# Leisure Battery Advice



## Hymerhappycamper (Apr 3, 2012)

I am changing the leisure battery on my newly acquired mh as it is losing its charge when not used for a few days. I have a 2004 Hymer C544K where the battery is under the seat. There is a warning label instructing me to use a gel battery only. I have found one online that fits the space and ordered it from alpha batteries. I have read that some so called gel batteries are now AGM batteries. Would either be compatible for my mh? 

Can anyone give me some advice on changing the battery (will any of the onboard equipment need resetting after the change?) and also maintaining it to keep it fully charged and long lasting, for example should I keep the mh on EHU when at home?

I am also interested to know how the charging system on my mh works. I have read that for Gel leisure batteries the charging voltage is lower so I assume this is the case on my mh.

Any advice is very welcome.


----------



## 113016 (Jun 5, 2008)

I have purchased Gel batteries from Tayna Batteries and they know what fits Hymers and offer at a good price and also do mail order.

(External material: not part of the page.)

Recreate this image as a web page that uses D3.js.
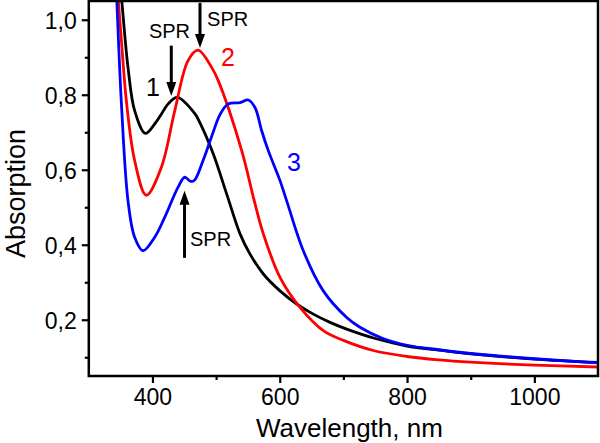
<!DOCTYPE html>
<html>
<head>
<meta charset="utf-8">
<script src="https://cdn.jsdelivr.net/npm/d3@7"></script>
<style>
  html, body { margin: 0; padding: 0; background: #fff; }
  svg { display: block; }
  text { font-family: "Liberation Sans", Arial, Helvetica, sans-serif; }
</style>
</head>
<body>
<svg id="chart" width="600" height="443"></svg>
<script>
// ---- Data ----
const wl1  = [348.5, 351.7, 361.6, 372.1, 388.8, 403.5, 413.9, 424.4, 439, 466.9, 474.7, 495.6, 516.7, 537.6, 553.3, 574.2, 600.4, 626.6, 652.7, 679, 705.2, 750, 800, 850, 900, 1000, 1100];
const abs1 = [1.10, 1.051, 0.873, 0.757, 0.697, 0.722, 0.748, 0.775, 0.793, 0.749, 0.725, 0.642, 0.535, 0.429, 0.375, 0.322, 0.277, 0.242, 0.215, 0.193, 0.175, 0.150, 0.130, 0.119, 0.109, 0.095, 0.086];

const wl2  = [343.5, 346.3, 351, 359, 372.1, 390.3, 413.9, 435, 455.9, 471.6, 493, 503.5, 540.2, 560, 574.2, 600.4, 631.8, 668.4, 700, 747, 800, 850, 900, 1000, 1100];
const abs2 = [1.11, 1.051, 0.95, 0.784, 0.624, 0.532, 0.606, 0.757, 0.891, 0.919, 0.873, 0.837, 0.651, 0.517, 0.429, 0.313, 0.233, 0.171, 0.145, 0.118, 0.102, 0.093, 0.087, 0.079, 0.074];

const wl3  = [342, 344, 351, 361.6, 372, 385.2, 403.5, 419.2, 440.1, 450.7, 460, 466, 479.4, 493.5, 506.1, 518.7, 537.6, 550.6, 561.1, 571.6, 582, 600.4, 610.9, 637, 668.4, 705.2, 726, 762, 800, 850, 900, 1000, 1100];
const abs3 = [1.12, 1.051, 0.784, 0.517, 0.42, 0.384, 0.42, 0.473, 0.553, 0.580, 0.569, 0.572, 0.624, 0.691, 0.747, 0.775, 0.779, 0.786, 0.766, 0.704, 0.651, 0.571, 0.517, 0.384, 0.277, 0.206, 0.180, 0.150, 0.132, 0.120, 0.110, 0.096, 0.085];

const seriesNames  = ["1", "2", "3"];
const seriesColors = ["#000000", "#ff0000", "#0000ff"];

const xMajorTicks = [400, 600, 800, 1000];
const xMinorTicks = [500, 700, 900];
const yMajorTicks = [0.2, 0.4, 0.6, 0.8, 1.0];
const yMinorTicks = [0.1, 0.3, 0.5, 0.7, 0.9];

// annotation anchors in data space (wavelength, absorption)
const arrowsDown = [ {x: 429.6, y0: 0.931, y1: 0.797}, {x: 474.7, y0: 1.045, y1: 0.925} ];
const arrowsUp   = [ {x: 450.4, y0: 0.365, y1: 0.544} ];
const sprLabels  = [ {x: 426.8, y: 0.952, anchor: "middle"}, {x: 485.8, y: 0.984, anchor: "start"}, {x: 459, y: 0.397, anchor: "start"} ];
const numLabels  = [ {x: 389.9, y: 0.797}, {x: 507.7, y: 0.877}, {x: 611.4, y: 0.597} ];

// ---- Layout ----
const mLeft = 88.8, mRight = 598, mTop = 1, mBottom = 376;

const x = d3.scaleLinear().domain([300, 1100]).range([mLeft, mRight]);
const y = d3.scaleLinear().domain([0.05, 1.05]).range([mBottom, mTop]);

const svg = d3.select("#chart");

svg.append("defs").append("clipPath").attr("id", "plotclip")
  .append("rect").attr("x", mLeft).attr("y", mTop).attr("width", mRight - mLeft).attr("height", mBottom - mTop);

// curves
const line = d3.line().x(d => x(d[0])).y(d => y(d[1])).curve(d3.curveCatmullRom.alpha(0.5));
const allSeries = [d3.zip(wl1, abs1), d3.zip(wl2, abs2), d3.zip(wl3, abs3)];
const g = svg.append("g").attr("clip-path", "url(#plotclip)");
allSeries.forEach((s, i) => {
  g.append("path").datum(s).attr("d", line)
    .attr("fill", "none").attr("stroke", seriesColors[i]).attr("stroke-width", 2.8)
    .attr("stroke-linejoin", "round");
});

// frame
svg.append("rect").attr("x", mLeft).attr("y", mTop).attr("width", mRight - mLeft).attr("height", mBottom - mTop)
  .attr("fill", "none").attr("stroke", "#000").attr("stroke-width", 2.5);

// axes ticks
const xAxisMajor = d3.axisBottom(x).tickValues(xMajorTicks).tickSize(7).tickFormat(d3.format("d")).tickPadding(6);
const xAxisMinor = d3.axisBottom(x).tickValues(xMinorTicks).tickSize(4).tickFormat("");
const fmtY = d => d3.format(".1f")(d).replace(".", ",");
const yAxisMajor = d3.axisLeft(y).tickValues(yMajorTicks).tickSize(7).tickFormat(fmtY).tickPadding(5);
const yAxisMinor = d3.axisLeft(y).tickValues(yMinorTicks).tickSize(4).tickFormat("");

function style(sel) {
  sel.select(".domain").remove();
  sel.selectAll("line").attr("stroke", "#000").attr("stroke-width", 2.2);
  sel.selectAll("text").attr("fill", "#000").attr("font-size", 23);
}
svg.append("g").attr("transform", `translate(0,${mBottom})`).call(xAxisMajor).call(style)
  .selectAll("text").attr("dy", "0.68em");
svg.append("g").attr("transform", `translate(0,${mBottom})`).call(xAxisMinor).call(style);
svg.append("g").attr("transform", `translate(${mLeft},0)`).call(yAxisMajor).call(style)
  .selectAll("text").attr("dy", "0.36em");
svg.append("g").attr("transform", `translate(${mLeft},0)`).call(yAxisMinor).call(style);

// axis titles
svg.append("text").attr("x", (mLeft + mRight) / 2 + 6).attr("y", 437)
  .attr("text-anchor", "middle").attr("font-size", 26).text("Wavelength, nm");
svg.append("text").attr("transform", `translate(25,${(mTop + mBottom) / 2 + 5}) rotate(-90)`)
  .attr("text-anchor", "middle").attr("font-size", 27).text("Absorption");

// arrows
const headL = 14, headW = 5;
arrowsDown.forEach(a => {
  const px = x(a.x), p0 = y(a.y0), p1 = y(a.y1);
  svg.append("line").attr("x1", px).attr("x2", px).attr("y1", p0).attr("y2", p1 - headL + 2)
    .attr("stroke", "#000").attr("stroke-width", 3);
  svg.append("path").attr("d", `M${px - headW},${p1 - headL} L${px + headW},${p1 - headL} L${px},${p1} Z`).attr("fill", "#000");
});
arrowsUp.forEach(a => {
  const px = x(a.x), p0 = y(a.y0), p1 = y(a.y1);
  svg.append("line").attr("x1", px).attr("x2", px).attr("y1", p0).attr("y2", p1 + headL - 2)
    .attr("stroke", "#000").attr("stroke-width", 3);
  svg.append("path").attr("d", `M${px - headW},${p1 + headL} L${px + headW},${p1 + headL} L${px},${p1} Z`).attr("fill", "#000");
});

sprLabels.forEach(l => {
  svg.append("text").attr("x", x(l.x)).attr("y", y(l.y)).attr("text-anchor", l.anchor)
    .attr("font-size", 20).attr("fill", "#000").text("SPR");
});
numLabels.forEach((l, i) => {
  svg.append("text").attr("x", x(l.x)).attr("y", y(l.y)).attr("font-size", 25)
    .attr("fill", seriesColors[i]).text(seriesNames[i]);
});
</script>
</body>
</html>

Excellent service.
http://www.tayna.co.uk/battery-search-45-1254-0-85-0-0x0x0-0-0-1-batteries.html

However, I have recently purchased a new Hymer and I was surprised to find that it arrived with an AGM battery.
The Zig box charger was set on the Gel setting and not the wet battery setting and I thought it may be wrong.
I contacted various dealers and I got mixed answers, so I then contacted the battery manufacturer and Hymer in Germany.
They both confirmed that the Zig should be on the Gel setting for an AGM battery as the charging characteristics are very similar to a Gel battery.
Hymer also told me that they now fit AGM batteries in various models.
This is up to date information as it was early last week.

It is quite OK to leave on mains hook up while at home as the charge system should shut off when the battery is fully charged. We tend to charge for a couple of days prior to use and similar after use. Then off hook up and on again after a few days


----------



## Hymerhappycamper (Apr 3, 2012)

Thanks Grath for your reply.

As I'm a novice, could you please explain what the zig box charger is and where it is located.

Many thanks again, Ron


----------



## Hymerhappycamper (Apr 3, 2012)

Thanks Grath for your reply.

As I'm a novice, could you please explain what the zig box charger is and where it is located.

Many thanks again, Ron


----------



## 113016 (Jun 5, 2008)

The Zig box is a nickname for a Schaudt Electroblock charging system which controls all of the electrics in your M/H and is most likely under one of the two front seats


----------



## 747 (Oct 2, 2009)

If you have an Elektroblok, most models have a switch to select Gel or Lead/Acid batteries. I may be wrong but you do not HAVE to use Gel batteries.


----------



## 113016 (Jun 5, 2008)

Should you decide to fit any other battery type than a Gel, it must be vented downwards and through the floor with the plastic vent pipes.


----------